I'm reading in an Excel file, performing a sum calculation on specific columns, and then writing the results out to a new workbook. Then at the end, it creates two charts based on the results.
The code works, except every time I run it, it creates new sheets with numbers appended to the end. I really just want it to overwrite the sheet names I provide, instead of creating new ones.
I'm not familiar enough with all the modules to understand all the options that are available. I've researched openpyxl, and pandas, and similar examples to what I'm trying to do either aren't easy to find, or don't seem to work when I try them.
import pandas as pd
import xlrd
import openpyxl as op
from openpyxl import load_workbook
import matplotlib.pyplot as plt
# declare the input file
input_file = 'TestData.xlsx'
# declare the output_file name to be written to
output_file = 'TestData_Output.xlsx'
book = load_workbook(output_file)
writer = pd.ExcelWriter(output_file, engine='openpyxl')
writer.book = book
# read the source Excel file and calculate sums
excel_file = pd.read_excel(input_file)
num_events_main = excel_file.groupby(['Column1']).sum()
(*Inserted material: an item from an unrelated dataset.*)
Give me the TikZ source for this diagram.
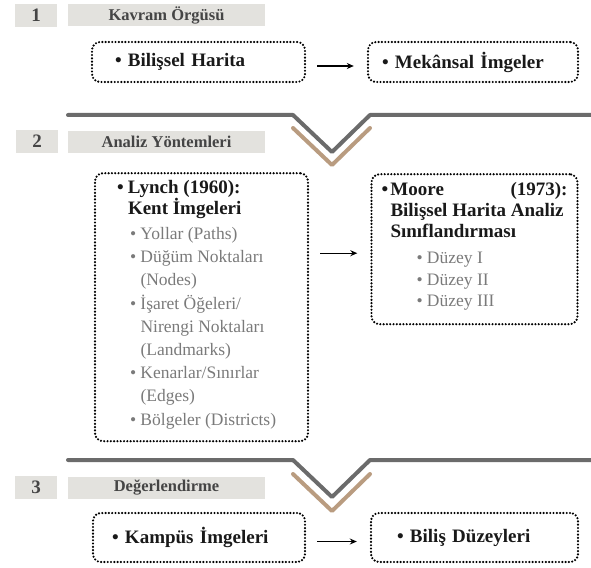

num_events_type = excel_file.groupby(['Column2']).sum()
# create dataframes and write names and sums out to new workbook/sheets
df_1 = pd.DataFrame(num_events_main)
df_2 = pd.DataFrame(num_events_type)
df_1.to_excel(writer, sheet_name = 'TestSheet1')
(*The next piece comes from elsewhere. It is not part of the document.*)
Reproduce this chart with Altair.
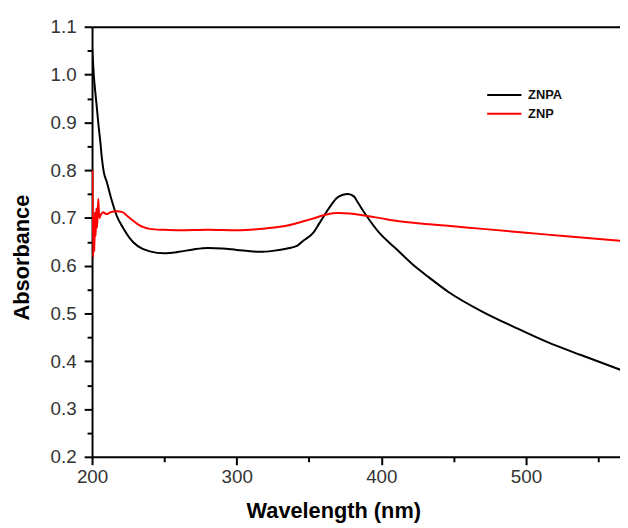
import altair as alt
import pandas as pd

# ---- data ----
series_names = ["ZNPA", "ZNP"]
series_colors = ["#000000", "#ff0000"]

znpa_nm = [200.0, 200.6, 201.2, 202.3, 203.4, 204.5, 205.7, 206.8, 208.0, 210.3, 213.7,
           217.0, 221.7, 228.5, 235.0, 240.0, 250.0, 260.0, 270.0, 280.0, 290.0, 300.0,
           316.0, 325.0, 335.0, 342.0, 346.0, 353.0, 357.0, 362.0, 366.0, 369.0, 373.0,
           377.0, 381.0, 384.0, 389.6, 398.5, 410.0, 423.8, 432.7, 446.4, 469.7, 492.3,
           514.9, 538.0, 565.5]
znpa_abs = [1.055, 1.030, 0.999, 0.962, 0.928, 0.893, 0.860, 0.825, 0.798, 0.774, 0.736,
            0.705, 0.678, 0.649, 0.635, 0.630, 0.626, 0.629, 0.634, 0.637, 0.636, 0.633,
            0.629, 0.631, 0.636, 0.642, 0.652, 0.669, 0.688, 0.712, 0.730, 0.741, 0.748,
            0.750, 0.745, 0.731, 0.705, 0.669, 0.636, 0.597, 0.576, 0.545, 0.504, 0.471,
            0.440, 0.413, 0.382]

znp_nm = [200.3, 200.8, 201.2, 201.6, 202.0, 202.5, 203.0, 203.5, 204.3, 205.0, 206.0,
          207.5, 210.0, 213.0, 217.0, 221.0, 224.0, 228.0, 232.0, 236.0, 240.0, 250.0,
          260.0, 280.0, 300.0, 320.0, 335.0, 345.0, 352.0, 362.0, 370.0, 378.0, 388.0,
          400.0, 410.0, 425.0, 444.0, 470.0, 500.0, 530.0, 566.0]
znp_abs = [0.800, 0.618, 0.700, 0.630, 0.712, 0.662, 0.720, 0.680, 0.740, 0.700, 0.706,
           0.712, 0.708, 0.712, 0.714, 0.712, 0.705, 0.695, 0.686, 0.680, 0.677, 0.675,
           0.674, 0.675, 0.674, 0.678, 0.684, 0.692, 0.698, 0.707, 0.710, 0.709, 0.705,
           0.699, 0.694, 0.689, 0.684, 0.677, 0.669, 0.661, 0.652]

# major and minor tick positions
x_ticks = [200, 250, 300, 350, 400, 450, 500, 550]
y_ticks = [0.2, 0.25, 0.3, 0.35, 0.4, 0.45, 0.5, 0.55, 0.6, 0.65, 0.7, 0.75,
           0.8, 0.85, 0.9, 0.95, 1.0, 1.05, 1.1]

df = pd.concat([
    pd.DataFrame({"series": series_names[0], "wavelength": znpa_nm, "absorbance": znpa_abs}),
    pd.DataFrame({"series": series_names[1], "wavelength": znp_nm, "absorbance": znp_abs}),
], ignore_index=True)

FONT = "Liberation Sans"
xs = alt.Scale(domain=[200, 565], nice=False, zero=False)
ys = alt.Scale(domain=[0.2, 1.1], nice=False, zero=False)

X_MAJOR = "datum.value % 100 == 0"
Y_MAJOR = "abs(datum.value * 10 - round(datum.value * 10)) < 0.001"

base = alt.Chart(df)

lines = base.mark_line(strokeWidth=2, interpolate="monotone", clip=True).encode(
    x=alt.X("wavelength:Q", scale=xs,
            axis=alt.Axis(orient="bottom", values=x_ticks, ticks=True,
                          tickColor="#000", tickWidth=2,
                          tickSize={"condition": {"test": X_MAJOR, "value": 8}, "value": 5},
                          labelExpr=f"{X_MAJOR} ? format(datum.value, 'd') : ''",
                          labelFlush=False, labelOverlap=False,
                          labelPadding=3, title="Wavelength (nm)",
                          titleX=244, titleY=61, titleAlign="center",
                          titleBaseline="alphabetic")),
    y=alt.Y("absorbance:Q", scale=ys,
            axis=alt.Axis(orient="left", values=y_ticks, ticks=True,
                          tickColor="#000", tickWidth=2,
                          tickSize={"condition": {"test": Y_MAJOR, "value": 8}, "value": 5},
                          labelExpr=f"{Y_MAJOR} ? format(datum.value, '.1f') : ''",
                          labelFlush=False, labelOverlap=False,
                          labelPadding=8, title="Absorbance",
                          titleX=-71, titleY=233, titleAngle=270,
                          titleAlign="center", titleBaseline="middle")),
    color=alt.Color("series:N",
                    scale=alt.Scale(domain=series_names, range=series_colors),
                    legend=alt.Legend(orient="none", legendX=407, legendY=59,
                                      title=None, symbolType="M-2,0H2",
                                      symbolSize=300, symbolStrokeWidth=2,
                                      labelFont=FONT, labelFontSize=13,
                                      labelFontWeight="bold", labelColor="#111",
                                      labelOffset=14, rowPadding=2, padding=0)),
)

top = base.mark_line(strokeOpacity=0).encode(
    x=alt.X("wavelength:Q", scale=xs,
            axis=alt.Axis(orient="top", labels=False, ticks=False, domain=True, title=None)),
    y=alt.Y("absorbance:Q", scale=ys, axis=None),
    detail="series:N",
)

chart = (
    alt.layer(lines, top)
    .resolve_axis(x="independent", y="independent")
    .properties(width=534, height=435,
                autosize=alt.AutoSizeParams(type="none"),
                padding={"left": 85, "top": 16, "right": 0, "bottom": 66})
    .configure_view(strokeWidth=0)
    .configure_axis(grid=False, domainColor="#000", domainWidth=2,
                    labelFont=FONT, labelFontSize=19, labelColor="#333",
                    titleFont=FONT, titleFontSize=22, titleFontWeight="bold",
                    titleColor="#000")
)

chart.save("out.html", embed_options={"renderer": "svg", "actions": False})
df_2.to_excel(writer, sheet_name = 'TestSheet2')
# save and close
writer.save()
writer.close()
# dataframe for the first sheet
df = pd.read_excel(output_file, sheet_name='TestSheet1')
values = df[['Column1', 'Column3']]
# dataframe for the second sheet
df = pd.read_excel(output_file, sheet_name='TestSheet2')
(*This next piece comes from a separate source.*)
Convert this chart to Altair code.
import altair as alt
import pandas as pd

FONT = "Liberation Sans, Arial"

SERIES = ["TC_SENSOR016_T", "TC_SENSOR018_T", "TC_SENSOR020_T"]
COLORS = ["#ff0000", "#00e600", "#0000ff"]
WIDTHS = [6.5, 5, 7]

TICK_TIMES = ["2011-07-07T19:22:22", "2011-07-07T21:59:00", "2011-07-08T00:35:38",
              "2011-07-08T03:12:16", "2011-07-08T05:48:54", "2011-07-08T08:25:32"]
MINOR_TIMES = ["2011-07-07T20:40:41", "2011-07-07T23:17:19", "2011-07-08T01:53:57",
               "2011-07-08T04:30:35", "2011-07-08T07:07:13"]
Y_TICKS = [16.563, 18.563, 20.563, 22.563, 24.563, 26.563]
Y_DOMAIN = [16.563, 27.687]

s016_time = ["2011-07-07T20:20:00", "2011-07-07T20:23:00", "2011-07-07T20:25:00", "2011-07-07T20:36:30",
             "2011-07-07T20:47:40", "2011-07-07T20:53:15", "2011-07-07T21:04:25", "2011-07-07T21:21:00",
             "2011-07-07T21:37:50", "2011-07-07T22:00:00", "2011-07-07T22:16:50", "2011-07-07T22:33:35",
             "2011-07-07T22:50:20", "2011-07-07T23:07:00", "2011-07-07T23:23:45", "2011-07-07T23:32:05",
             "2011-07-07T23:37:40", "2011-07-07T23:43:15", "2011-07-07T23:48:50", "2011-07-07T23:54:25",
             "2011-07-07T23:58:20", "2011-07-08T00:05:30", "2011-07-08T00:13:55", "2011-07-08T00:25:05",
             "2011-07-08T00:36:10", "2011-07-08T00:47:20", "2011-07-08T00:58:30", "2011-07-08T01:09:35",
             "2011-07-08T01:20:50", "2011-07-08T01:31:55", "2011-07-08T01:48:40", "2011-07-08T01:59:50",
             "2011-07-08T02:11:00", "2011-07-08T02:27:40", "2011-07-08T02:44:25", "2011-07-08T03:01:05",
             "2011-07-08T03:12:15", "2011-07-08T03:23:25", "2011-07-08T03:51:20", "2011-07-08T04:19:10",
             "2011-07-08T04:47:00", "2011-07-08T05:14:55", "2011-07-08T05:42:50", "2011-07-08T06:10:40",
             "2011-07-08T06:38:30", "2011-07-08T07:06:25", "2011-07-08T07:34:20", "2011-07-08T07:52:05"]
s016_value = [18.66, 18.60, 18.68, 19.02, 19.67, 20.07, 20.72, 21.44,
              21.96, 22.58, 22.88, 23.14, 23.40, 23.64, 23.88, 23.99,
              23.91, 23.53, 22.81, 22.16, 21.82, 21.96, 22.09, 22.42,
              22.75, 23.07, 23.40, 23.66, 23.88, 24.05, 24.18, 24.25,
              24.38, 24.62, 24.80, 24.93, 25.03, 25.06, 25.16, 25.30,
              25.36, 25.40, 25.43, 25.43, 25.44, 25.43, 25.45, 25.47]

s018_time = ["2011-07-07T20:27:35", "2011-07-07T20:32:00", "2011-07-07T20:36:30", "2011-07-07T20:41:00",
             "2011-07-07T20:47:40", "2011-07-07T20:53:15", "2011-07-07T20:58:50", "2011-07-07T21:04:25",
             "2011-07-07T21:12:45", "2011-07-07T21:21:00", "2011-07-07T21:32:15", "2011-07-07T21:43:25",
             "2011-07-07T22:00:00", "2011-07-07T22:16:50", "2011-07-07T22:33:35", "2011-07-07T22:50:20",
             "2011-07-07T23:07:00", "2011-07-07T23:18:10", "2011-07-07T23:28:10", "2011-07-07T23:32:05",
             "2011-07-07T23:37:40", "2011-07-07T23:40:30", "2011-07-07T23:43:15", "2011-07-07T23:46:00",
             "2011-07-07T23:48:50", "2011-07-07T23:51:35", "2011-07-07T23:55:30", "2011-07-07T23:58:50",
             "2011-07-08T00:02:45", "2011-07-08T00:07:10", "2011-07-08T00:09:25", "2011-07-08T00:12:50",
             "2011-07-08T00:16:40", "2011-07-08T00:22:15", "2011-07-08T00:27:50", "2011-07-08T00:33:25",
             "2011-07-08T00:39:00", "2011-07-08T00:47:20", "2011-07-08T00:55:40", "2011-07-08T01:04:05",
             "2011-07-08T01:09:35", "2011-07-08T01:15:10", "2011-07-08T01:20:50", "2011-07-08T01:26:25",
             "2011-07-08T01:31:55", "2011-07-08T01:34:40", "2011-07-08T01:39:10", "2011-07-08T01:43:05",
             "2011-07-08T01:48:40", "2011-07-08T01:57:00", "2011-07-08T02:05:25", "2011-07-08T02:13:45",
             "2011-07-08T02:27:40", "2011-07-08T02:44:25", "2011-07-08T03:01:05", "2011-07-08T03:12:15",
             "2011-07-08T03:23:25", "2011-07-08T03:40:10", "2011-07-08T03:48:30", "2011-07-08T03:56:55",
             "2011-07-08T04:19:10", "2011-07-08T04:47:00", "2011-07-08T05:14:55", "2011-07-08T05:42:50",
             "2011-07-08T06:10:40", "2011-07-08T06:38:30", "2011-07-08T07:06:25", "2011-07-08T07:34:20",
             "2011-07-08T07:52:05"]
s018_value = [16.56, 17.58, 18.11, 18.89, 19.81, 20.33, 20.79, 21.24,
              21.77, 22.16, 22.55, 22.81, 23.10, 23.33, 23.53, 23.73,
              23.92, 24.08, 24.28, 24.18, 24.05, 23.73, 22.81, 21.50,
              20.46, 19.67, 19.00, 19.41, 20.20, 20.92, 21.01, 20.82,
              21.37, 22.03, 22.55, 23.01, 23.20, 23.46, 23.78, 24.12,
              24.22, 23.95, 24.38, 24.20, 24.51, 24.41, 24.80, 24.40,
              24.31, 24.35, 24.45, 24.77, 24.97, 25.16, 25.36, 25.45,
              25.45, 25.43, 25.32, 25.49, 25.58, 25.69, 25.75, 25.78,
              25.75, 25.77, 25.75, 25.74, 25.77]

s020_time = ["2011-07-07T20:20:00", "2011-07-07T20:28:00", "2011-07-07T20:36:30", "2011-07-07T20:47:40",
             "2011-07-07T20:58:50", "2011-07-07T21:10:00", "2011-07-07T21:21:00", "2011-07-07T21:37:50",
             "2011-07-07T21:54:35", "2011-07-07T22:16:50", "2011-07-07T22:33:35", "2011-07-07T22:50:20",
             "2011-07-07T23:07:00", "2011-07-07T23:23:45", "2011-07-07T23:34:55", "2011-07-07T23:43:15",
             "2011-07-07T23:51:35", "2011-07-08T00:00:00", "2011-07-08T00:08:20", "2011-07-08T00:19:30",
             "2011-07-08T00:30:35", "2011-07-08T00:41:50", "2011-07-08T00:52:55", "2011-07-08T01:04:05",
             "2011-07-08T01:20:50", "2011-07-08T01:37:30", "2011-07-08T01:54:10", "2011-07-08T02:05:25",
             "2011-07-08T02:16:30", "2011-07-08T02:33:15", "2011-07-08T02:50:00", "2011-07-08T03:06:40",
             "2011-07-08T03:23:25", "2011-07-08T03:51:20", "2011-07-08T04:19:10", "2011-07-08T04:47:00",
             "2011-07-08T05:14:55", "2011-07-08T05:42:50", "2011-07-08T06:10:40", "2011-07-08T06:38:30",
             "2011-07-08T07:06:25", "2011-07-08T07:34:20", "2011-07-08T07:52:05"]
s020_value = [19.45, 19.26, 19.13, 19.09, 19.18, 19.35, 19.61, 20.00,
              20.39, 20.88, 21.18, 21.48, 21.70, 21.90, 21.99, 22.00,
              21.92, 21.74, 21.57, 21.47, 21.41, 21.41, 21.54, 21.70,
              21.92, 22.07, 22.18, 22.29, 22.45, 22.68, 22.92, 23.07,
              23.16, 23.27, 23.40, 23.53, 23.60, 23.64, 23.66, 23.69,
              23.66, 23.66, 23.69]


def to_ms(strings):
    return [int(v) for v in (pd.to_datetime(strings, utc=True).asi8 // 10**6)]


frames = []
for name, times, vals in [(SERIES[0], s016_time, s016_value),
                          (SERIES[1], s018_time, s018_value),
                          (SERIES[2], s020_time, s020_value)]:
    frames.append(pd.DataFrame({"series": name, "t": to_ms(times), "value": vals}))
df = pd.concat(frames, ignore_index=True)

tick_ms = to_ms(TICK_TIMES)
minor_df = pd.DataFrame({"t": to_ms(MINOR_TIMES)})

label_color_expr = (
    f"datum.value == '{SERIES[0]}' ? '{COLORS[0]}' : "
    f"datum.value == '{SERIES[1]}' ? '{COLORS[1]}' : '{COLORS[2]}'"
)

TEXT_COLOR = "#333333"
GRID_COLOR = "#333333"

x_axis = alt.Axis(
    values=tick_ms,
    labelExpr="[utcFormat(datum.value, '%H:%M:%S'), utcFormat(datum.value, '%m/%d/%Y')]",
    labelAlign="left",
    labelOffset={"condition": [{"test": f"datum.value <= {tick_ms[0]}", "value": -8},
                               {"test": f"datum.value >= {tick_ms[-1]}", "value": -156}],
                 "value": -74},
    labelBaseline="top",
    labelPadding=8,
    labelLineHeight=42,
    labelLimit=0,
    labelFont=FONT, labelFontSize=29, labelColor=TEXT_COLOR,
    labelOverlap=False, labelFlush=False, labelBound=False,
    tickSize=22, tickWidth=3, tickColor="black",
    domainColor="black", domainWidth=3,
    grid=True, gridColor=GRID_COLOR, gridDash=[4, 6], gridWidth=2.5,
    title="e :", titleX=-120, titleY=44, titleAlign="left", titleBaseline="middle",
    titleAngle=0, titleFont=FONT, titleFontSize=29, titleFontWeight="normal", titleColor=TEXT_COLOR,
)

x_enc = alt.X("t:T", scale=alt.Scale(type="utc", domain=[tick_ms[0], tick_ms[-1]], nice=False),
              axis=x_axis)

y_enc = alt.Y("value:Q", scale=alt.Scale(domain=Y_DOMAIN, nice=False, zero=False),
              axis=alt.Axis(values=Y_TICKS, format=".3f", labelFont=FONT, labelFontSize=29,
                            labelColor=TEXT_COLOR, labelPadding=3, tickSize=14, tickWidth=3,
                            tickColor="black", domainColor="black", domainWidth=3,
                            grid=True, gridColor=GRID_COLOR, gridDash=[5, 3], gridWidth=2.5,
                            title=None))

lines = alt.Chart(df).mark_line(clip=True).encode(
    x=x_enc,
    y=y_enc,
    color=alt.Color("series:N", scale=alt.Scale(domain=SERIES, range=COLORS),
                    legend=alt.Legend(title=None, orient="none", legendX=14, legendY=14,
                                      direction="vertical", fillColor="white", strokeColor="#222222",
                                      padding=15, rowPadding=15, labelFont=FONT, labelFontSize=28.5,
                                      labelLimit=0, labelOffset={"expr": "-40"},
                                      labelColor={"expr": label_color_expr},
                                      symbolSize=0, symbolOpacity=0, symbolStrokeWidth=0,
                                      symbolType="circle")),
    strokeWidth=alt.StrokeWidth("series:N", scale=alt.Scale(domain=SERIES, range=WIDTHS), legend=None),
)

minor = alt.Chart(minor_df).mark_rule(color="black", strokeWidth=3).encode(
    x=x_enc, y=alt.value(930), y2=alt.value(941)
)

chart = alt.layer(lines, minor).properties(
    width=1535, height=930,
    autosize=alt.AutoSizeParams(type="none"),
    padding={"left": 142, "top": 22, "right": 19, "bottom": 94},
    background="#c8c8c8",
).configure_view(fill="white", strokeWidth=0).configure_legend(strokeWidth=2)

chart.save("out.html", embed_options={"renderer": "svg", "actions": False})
values_2 = df[['Column2', 'Column3']]
# create the graphs
events_graph = values.plot.bar(x = 'Column1', y = 'Column3', rot = 60) # rot = rotation
type_graph = values_2.plot.bar(x = 'Column2', y = 'Column3', rot = 60) # rot = rotation
plt.show()
I get the expected results, and the charts work fine. I'd really just like to get the sheets to overwrite with each run.
From the pd.DataFrame.to_excel documentation:
Multiple sheets may be written to by specifying unique sheet_name.
With all data written to the file it is necessary to save the changes.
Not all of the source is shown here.